Doggerland

A map showing the hypothetical extent of Doggerland (c. 10,000 BCE), which connected Great Britain and continental Europe

Doggerland was an area of land in Northern Europe, now submerged beneath the North Sea, that connected Britain to continental Europe. It was repeatedly exposed at various times during the Pleistocene epoch due to the lowering of sea levels during glacial periods.

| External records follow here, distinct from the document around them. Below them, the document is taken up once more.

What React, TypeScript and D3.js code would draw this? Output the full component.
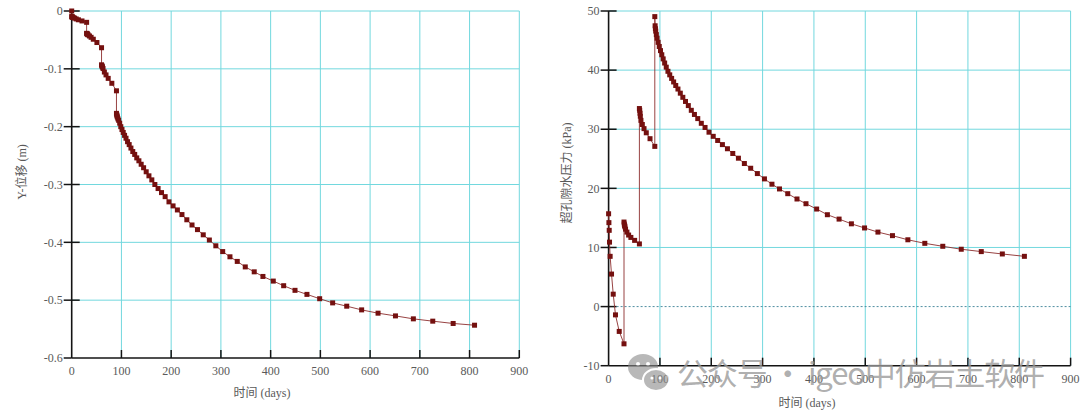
import React from "react";
import * as d3 from "d3";

// ---------- data ----------
const dayTicks = [0, 100, 200, 300, 400, 500, 600, 700, 800, 900];

const dispTicks = [0, -0.1, -0.2, -0.3, -0.4, -0.5, -0.6];
const dispTickLabels = ["0", "-0.1", "-0.2", "-0.3", "-0.4", "-0.5", "-0.6"];

const poreTicks = [50, 40, 30, 20, 10, 0, -10];
const poreTickLabels = ["50", "40", "30", "20", "10", "0", "-10"];

// time of every computed step (days)
const days = [
  0, 0.6, 1.2, 1.8, 3, 5.7, 9, 13.4, 20.7, 30,
  30, 30.6, 31.2, 31.8, 33, 35.7, 39, 43.4, 50.7, 60,
  60, 60.6, 61.2, 61.8, 63, 65.7, 69, 73.4, 80.7, 90,
  90, 90.6, 91.2, 91.8, 93, 94.4, 96.5, 98.7, 101.1, 103.6,
  106.3, 109.2, 112.3, 115.6, 119.1, 122.8, 126.7, 130.8, 135.1, 139.7,
  144.6, 149.8, 155.3, 161.1, 167.2, 173.7, 180.6, 187.9, 195.6, 203.8,
  212.5, 221.7, 231.5, 241.9, 252.9, 264.5, 276.8, 289.8, 303.6, 318.2,
  332.9, 349, 367, 384.5, 405.3, 426.2, 449, 473, 498.6, 524.7,
  553, 583, 616, 651, 687, 726, 767, 810,
];

// initial point of the displacement curve
const dispStartDay = 0;
const dispStartValue = 0;

// Y-displacement (m)
const displacement = [
  -0.0098, -0.0101, -0.0104, -0.0107, -0.0113, -0.0123, -0.0137, -0.0152, -0.0172, -0.0196,
  -0.0386, -0.0392, -0.0398, -0.0403, -0.0413, -0.0432, -0.0455, -0.0488, -0.0545, -0.0635,
  -0.093, -0.0945, -0.0958, -0.097, -0.0995, -0.1055, -0.1105, -0.1165, -0.125, -0.138,
  -0.177, -0.1795, -0.1815, -0.1835, -0.1865, -0.189, -0.194, -0.2, -0.205, -0.21,
  -0.215, -0.22, -0.226, -0.231, -0.237, -0.243, -0.248, -0.254, -0.259, -0.265,
  -0.271, -0.278, -0.285, -0.292, -0.3, -0.307, -0.314, -0.321, -0.33, -0.337,
  -0.344, -0.352, -0.361, -0.37, -0.378, -0.387, -0.396, -0.406, -0.416, -0.425,
  -0.433, -0.4425, -0.451, -0.459, -0.467, -0.475, -0.483, -0.49, -0.4975, -0.5047,
  -0.5104, -0.5168, -0.5225, -0.5272, -0.5323, -0.5363, -0.5403, -0.5433,
];

// excess pore water pressure (kPa)
const porePressure = [
  15.7, 14.2, 12.9, 10.9, 8.5, 5.5, 2.1, -1.4, -4.2, -6.3,
  14.3, 13.96, 13.7, 13.5, 13.1, 12.6, 12.1, 11.7, 11.2, 10.6,
  33.5, 33.2, 32.7, 32.2, 31.5, 30.8, 30.1, 29.4, 28.4, 27.1,
  49.05, 47.5, 47.0, 46.6, 46.0, 45.4, 44.7, 44.0, 43.3, 42.6,
  41.9, 41.2, 40.5, 39.8, 39.2, 38.6, 38.0, 37.4, 36.8, 36.1,
  35.4, 34.7, 34.0, 33.2, 32.5, 31.8, 31.0, 30.3, 29.5, 28.8,
  28.1, 27.4, 26.7, 25.9, 25.1, 24.2, 23.4, 22.5, 21.6, 20.7,
  19.9, 19.1, 18.2, 17.4, 16.5, 15.54, 14.8, 14.0, 13.3, 12.6,
  12.0, 11.3, 10.7, 10.2, 9.7, 9.3, 8.9, 8.5,
];

// ---------- styles ----------
const GRID = "#72d8de";
const AXIS = "#141414";
const LINE = "#8c2e2e";
const MARK = "#74100f";
const TEXT = "#5a5a5a";
const SERIF = "'Liberation Serif', 'DejaVu Serif', 'Noto Sans CJK SC', serif";
const TITLE_FONT = "'Liberation Serif', 'Noto Sans CJK SC', serif";

type Pt = { x: number; y: number };

type PanelProps = {
  x0: number;
  x1: number;
  yTop: number;
  yBottom: number;
  yDomain: [number, number];
  yTicks: number[];
  yTickLabels: string[];
  points: Pt[];
  xTitle: string;
  xTitleX: number;
  xTitleY: number;
  yTitle: string;
  yTitleX: number;
  yTitleY: number;
  dashedZero?: boolean;
};

function Panel(p: PanelProps) {
  const xs = d3.scaleLinear().domain([0, 900]).range([p.x0, p.x1]);
  const ys = d3.scaleLinear().domain(p.yDomain).range([p.yBottom, p.yTop]);
  const line = d3
    .line<Pt>()
    .x((d) => xs(d.x))
    .y((d) => ys(d.y));
  const yMin = p.yDomain[0];
  const ms = 5;
  return (
    <g>
      {/* grid */}
      {dayTicks
        .filter((t) => t > 0)
        .map((t) => (
          <line
            key={"gx" + t}
            x1={xs(t)}
            x2={xs(t)}
            y1={p.yTop}
            y2={p.yBottom}
            stroke={GRID}
            strokeWidth={1}
          />
        ))}
      {p.yTicks
        .filter((t) => t !== yMin && !(p.dashedZero && t === 0))
        .map((t) => (
          <line
            key={"gy" + t}
            x1={p.x0}
            x2={p.x1}
            y1={ys(t)}
            y2={ys(t)}
            stroke={GRID}
            strokeWidth={1}
          />
        ))}
      {p.dashedZero && (
        <line
          x1={p.x0}
          x2={p.x1}
          y1={ys(0)}
          y2={ys(0)}
          stroke="#4f8ea0"
          strokeWidth={1}
          strokeDasharray="2,2"
        />
      )}
      {/* axes */}
      <line x1={p.x0} x2={p.x0} y1={p.yTop} y2={p.yBottom} stroke={AXIS} strokeWidth={1.6} />
      <line x1={p.x0} x2={p.x1} y1={p.yBottom} y2={p.yBottom} stroke={AXIS} strokeWidth={1.6} />
      {dayTicks
        .filter((t) => t > 0)
        .map((t) => (
          <line
            key={"tx" + t}
            x1={xs(t)}
            x2={xs(t)}
            y1={p.yBottom}
            y2={p.yBottom - 8}
            stroke={AXIS}
            strokeWidth={1.5}
          />
        ))}
      {p.yTicks.map((t) => (
        <line
          key={"ty" + t}
          x1={p.x0 - 8}
          x2={t === yMin ? p.x0 : p.x0 + 8}
          y1={ys(t)}
          y2={ys(t)}
          stroke={AXIS}
          strokeWidth={1.5}
        />
      ))}
      {/* tick labels */}
      {dayTicks.map((t) => (
        <text
          key={"lx" + t}
          x={xs(t)}
          y={p.yBottom + 13}
          dy="0.35em"
          textAnchor="middle"
          fontFamily={SERIF}
          fontSize={12}
          fill={TEXT}
        >
          {t}
        </text>
      ))}
      {p.yTicks.map((t, i) => (
        <text
          key={"ly" + t}
          x={p.x0 - 9}
          y={ys(t)}
          dy="0.35em"
          textAnchor="end"
          fontFamily={SERIF}
          fontSize={12}
          fill={TEXT}
        >
          {p.yTickLabels[i]}
        </text>
      ))}
      {/* titles */}
      <text
        x={p.xTitleX}
        y={p.xTitleY}
        dy="0.35em"
        textAnchor="middle"
        fontFamily={TITLE_FONT}
        fontSize={12}
        fill={TEXT}
      >
        {p.xTitle}
      </text>
      <text
        transform={`translate(${p.yTitleX},${p.yTitleY}) rotate(-90)`}
        dy="0.35em"
        textAnchor="middle"
        fontFamily={TITLE_FONT}
        fontSize={12}
        fill={TEXT}
      >
        {p.yTitle}
      </text>
      {/* series */}
      <path d={line(p.points) || ""} fill="none" stroke={LINE} strokeWidth={0.9} />
      {p.points.map((d, i) => (
        <rect
          key={"m" + i}
          x={xs(d.x) - ms / 2}
          y={ys(d.y) - ms / 2}
          width={ms}
          height={ms}
          fill={MARK}
        />
      ))}
    </g>
  );
}

export default function App() {
  const dispPoints: Pt[] = [{ x: dispStartDay, y: dispStartValue }].concat(
    days.map((d, i) => ({ x: d, y: displacement[i] }))
  );
  const porePoints: Pt[] = days.map((d, i) => ({ x: d, y: porePressure[i] }));

  return (
    <svg
      width={1080}
      height={416}
      style={{ position: "absolute", left: 0, top: 0, background: "#fff" }}
    >
      <rect x={0} y={0} width={1080} height={416} fill="#fff" />
      <Panel
        x0={71.7}
        x1={519.3}
        yTop={11}
        yBottom={358}
        yDomain={[-0.6, 0]}
        yTicks={dispTicks}
        yTickLabels={dispTickLabels}
        points={dispPoints}
        xTitle="时间 (days)"
        xTitleX={262}
        xTitleY={393}
        yTitle="Y-位移 (m)"
        yTitleX={22}
        yTitleY={172}
      />
      <Panel
        x0={608.6}
        x1={1070.6}
        yTop={11}
        yBottom={365.7}
        yDomain={[-10, 50]}
        yTicks={poreTicks}
        yTickLabels={poreTickLabels}
        points={porePoints}
        xTitle="时间 (days)"
        xTitleX={807}
        xTitleY={403}
        yTitle="超孔隙水压力 (kPa)"
        yTitleX={567}
        yTitleY={173}
        dashedZero
      />
      {/* watermark */}
      <g opacity={0.6}>
        <ellipse cx={643} cy={367} rx={15} ry={13} fill="#8a8a8a" />
        <circle cx={638} cy={364} r={2} fill="#fff" />
        <circle cx={648} cy={364} r={2} fill="#fff" />
        <ellipse cx={656} cy={380} rx={13} ry={11} fill="#8a8a8a" stroke="#fff" strokeWidth={2} />
        <circle cx={652} cy={378} r={1.6} fill="#fff" />
        <circle cx={660} cy={378} r={1.6} fill="#fff" />
      </g>
      <text
        x={677}
        y={385}
        fontSize={31}
        fill="#9a9a9a"
        fillOpacity={0.8}
        fontFamily="'Noto Sans CJK SC', sans-serif"
        textLength={368}
        lengthAdjust="spacing"
      >
        公众号 · igeo中仿岩土软件
      </text>
    </svg>
  );
}
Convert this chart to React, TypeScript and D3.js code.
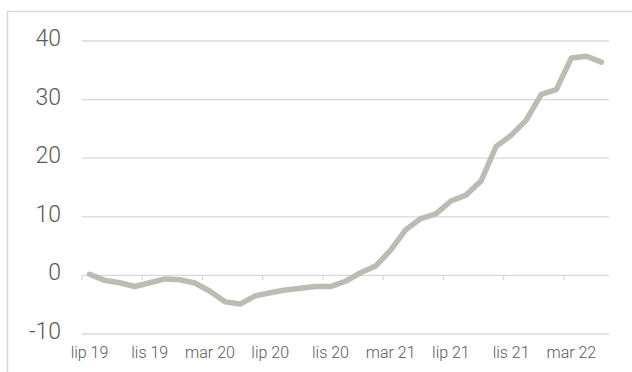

It was last flooded by rising sea levels around 6500–6200 BCE. The flooded land is known as the Dogger Littoral.[1] Geological surveys have suggested that it stretched from what is now the east coast of Great Britain to what is now the Netherlands, the western coast of Germany and the Danish peninsula of Jutland.[2] It was probably a rich habitat with human habitation in the Mesolithic period,[3] although rising sea levels gradually reduced it to low-lying islands before its final submergence, possibly following a tsunami caused by the Storegga Slide.[4] Doggerland was named after the Dogger Bank, which in turn was named after 17th-century Dutch fishing boats called doggers.[5]

The archaeological potential of the area was first identified in the early 20th century, and interest intensified in 1931 when a fishing trawler operating east of the Wash dragged up a barbed antler point that was subsequently dated to a time when the area was tundra. Vessels have since dragged up remains of mammoths, lions and other animals, and a few prehistoric tools and weapons.[6]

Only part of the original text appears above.